Why you’ll love this Peanut Butter Chicken Recipe

- Rich, layered flavor: Coconut milk and peanut butter create a silky base, while lime, fish sauce, and brown sugar add complexity.
- Simple ingredients: Everything comes together from pantry staples and a few fresh garnishes.
- Quick on the stove: With boneless, skinless thighs cut into 1 1/2–2” pieces, this dish cooks fast and stays juicy.
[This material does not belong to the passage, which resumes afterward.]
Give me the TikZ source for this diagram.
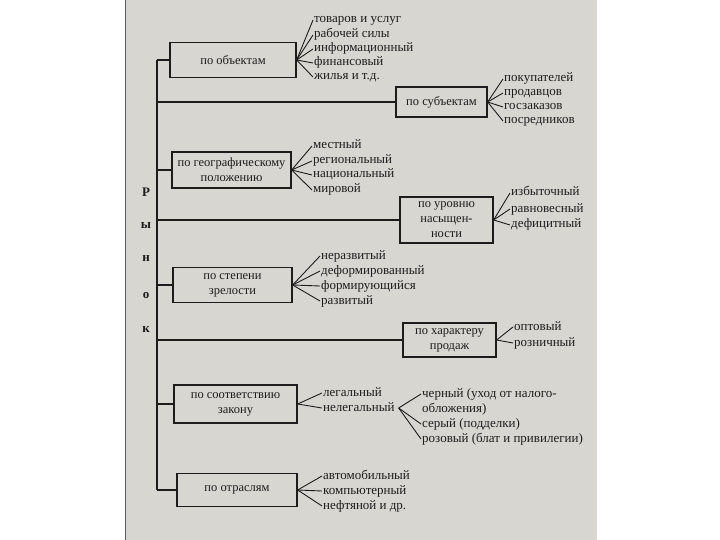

- Customizable: Adjust the heat, swap in crunchy or smooth peanut butter, or add fruit like mango or pineapple for a bright contrast.
Ingredients
- 1 1/2 pounds boneless, skinless thighs, chopped into 1 1/2–2” pieces
- 1 teaspoon ground ginger
- 1 teaspoon garlic powder
- 1/2 teaspoon ground coriander
- 1/2 teaspoon turmeric powder
- 1/2 teaspoon pepper
- 1 14.5 oz. can coconut milk (I like Chaokoh)
- 2 teaspoons cornstarch
- 1/4 cup reduced sodium soy sauce
- 1/4 cup packed brown sugar
- 2 tablespoon lime juice
- 2 tablespoons fish sauce
- 2–3 teaspoons Asian chili sauce
- 1 teaspoon dried basil
- 1/3 cup smooth or crunchy peanut butter
- Crushed peanuts, for serving
- Cilantro, for serving
- Chopped mango or pineapple, for serving
Equipment
- Large skillet or sauté pan
- Mixing bowl and small bowl for cornstarch slurry
- Wooden spoon or heatproof spatula
- Measuring cups and spoons
Prep in advance (optional)

If you want to speed up weeknight assembly, chop the chicken and store it covered in the fridge for up to 24 hours. Mix the dry spices together in a small container and measure out the wet ingredients so everything is ready to go when you start cooking.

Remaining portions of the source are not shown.